Apparently Condor daemons are not running any more:

$ ps -ef | grep condor
500 21305 20730 0 17:25 pts/2 00:00:00 grep condor

I am new to Condor. So, I will thanks any help.

Thanks in advance

Marcelo
_______________________________________________
Condor-users mailing list
To unsubscribe, send a message to condor-use...@cs.wisc.edu with a
subject: Unsubscribe
You can also unsubscribe by visiting
https://lists.cs.wisc.edu/mailman/listinfo/condor-users

The archives can be found at:
https://lists.cs.wisc.edu/archive/condor-users/

Robert Rati

unread,

Apr 13, 2009, 5:23:24 PM4/13/09

to Condor-Users Mail List

Looks like you need to restart condor. You can do this by running
"condor_master" as root.

Rob

Marcelo Chiapparini

unread,

Apr 13, 2009, 6:38:36 PM4/13/09

to Condor-Users Mail List

Hi Robert,

thank you for the help. After reinitializing the front-end by hand, I
continue with the problem:

$ condor_status
CEDAR:6001:Failed to connect to <xxx.xx.xxx.xx:xxxx>
Error: Couldn't contact the condor_collector on cluster-name.domain

Extra Info: the condor_collector is a process that runs on the central
manager of your Condor pool and collects the status of all the machines and
jobs in the Condor pool. The condor_collector might not be running, it might
be refusing to communicate with you, there might be a network problem, or
there may be some other problem. Check with your system administrator to fix
this problem.

If you are the system administrator, check that the condor_collector is
running on cluster-name.domain, check the HOSTALLOW configuration in your
condor_config, and check the MasterLog and CollectorLog files in your log
directory for possible clues as to why the condor_collector is not
responding. Also see the Troubleshooting section of the manual.

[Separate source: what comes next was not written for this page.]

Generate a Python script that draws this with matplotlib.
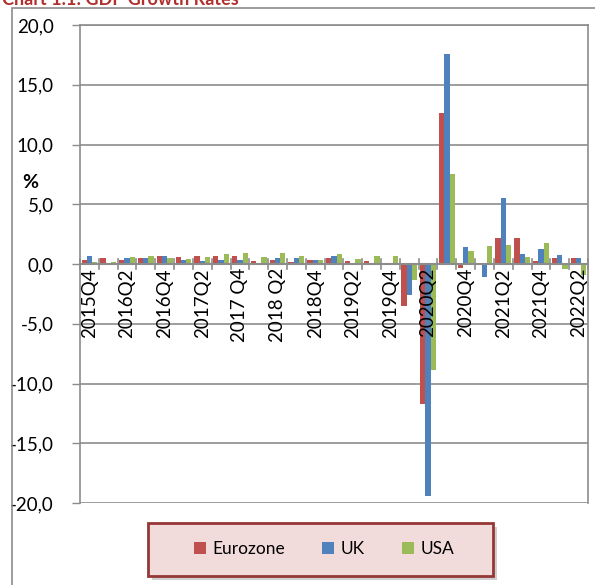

I am looking for the Masterlog files, but I can't find them. Where
they are suppose to be? The troubleshooting section of the manual
doesn't help.

The condor_master command doesn't help too:

# condor_master
# condor_status
CEDAR:6001:Failed to connect to ... <snip>

Thanks very much for the help

Marcelo

2009/4/13 Robert Rati <rr...@redhat.com>:

Jason Stowe

unread,

Apr 13, 2009, 11:29:51 PM4/13/09

to Condor-Users Mail List

Marcelo,
The errors you are getting could be caused by a few problems, so below
is a more detailed process to help you debug this:

> $ condor_status
> CEDAR:6001:Failed to connect to <xxx.xx.xxx.xx:xxxx>
> Error: Couldn't contact the condor_collector on cluster-name.domain
>
> Extra Info: the condor_collector is a process that runs on the central

...

> responding. Also see the Troubleshooting section of the manual.

This error indicates that the condor_status command couldn't
communicate with the collector. This most likely means:
(1) the collector (and the condor_master/other daemons) isn't running
on the central manager,
(2) the collector is running, but not on the server the command thinks
it is, or
(3) the collector is running where condor_status thinks it is, but
condor_status doesn't have permission to talk with it.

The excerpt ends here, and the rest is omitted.